If you have two applications of the operator and the order of evaluation/bracketing doesn’t matter, e.g. (1 + 2) + 3 is the same as 1 + (2 + 3), we say that it is associative — in contrast, subtraction is not associative.
If one particular operand always leaves the other side unchanged, we can say that this is the unit of an operator, e.g. 1 * x is the same as x, so 1 is the unit of multiplication.
If one particular operand always ignores/overrides the other, we can say that this is the zero of an operator, e.g. 0 * x is the same as 0, so 0 is the zero of multiplication.
If an operator has a unit or zero that only works on one side of the operator, we name it accordingly. For example, we say that division has a right-unit of 1 (because x / 1 is the same as x), but it does not have a left-unit; there is no value k such that for all x, k / x is the same as x.

We can find these properties all over maths and programming.

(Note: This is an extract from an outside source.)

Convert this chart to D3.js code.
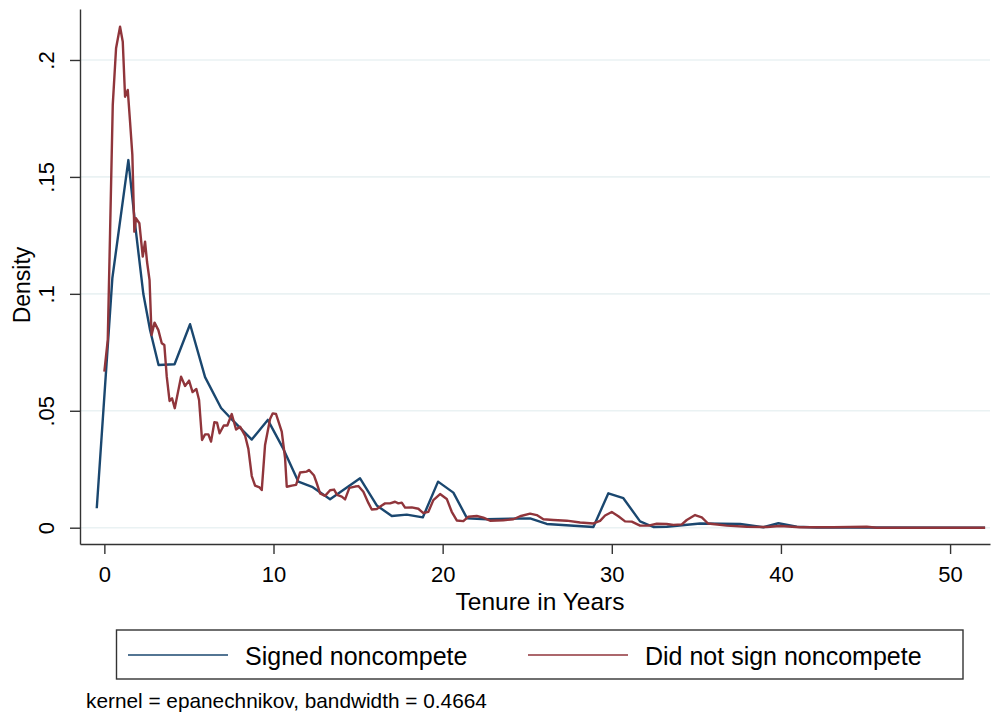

Set union is commutative, associative, and has a unit of the empty set, but no zero. The boolean AND operator is commutative, associative, has the unit “true” and the zero “false”. STM’s orElse combinator is associative, with the unit retry, and the left-zero of a return statement. Any operator that is associative and has a unit forms a monoid, which can be put into Haskell as an instance of the Monoid type-class (more on that below).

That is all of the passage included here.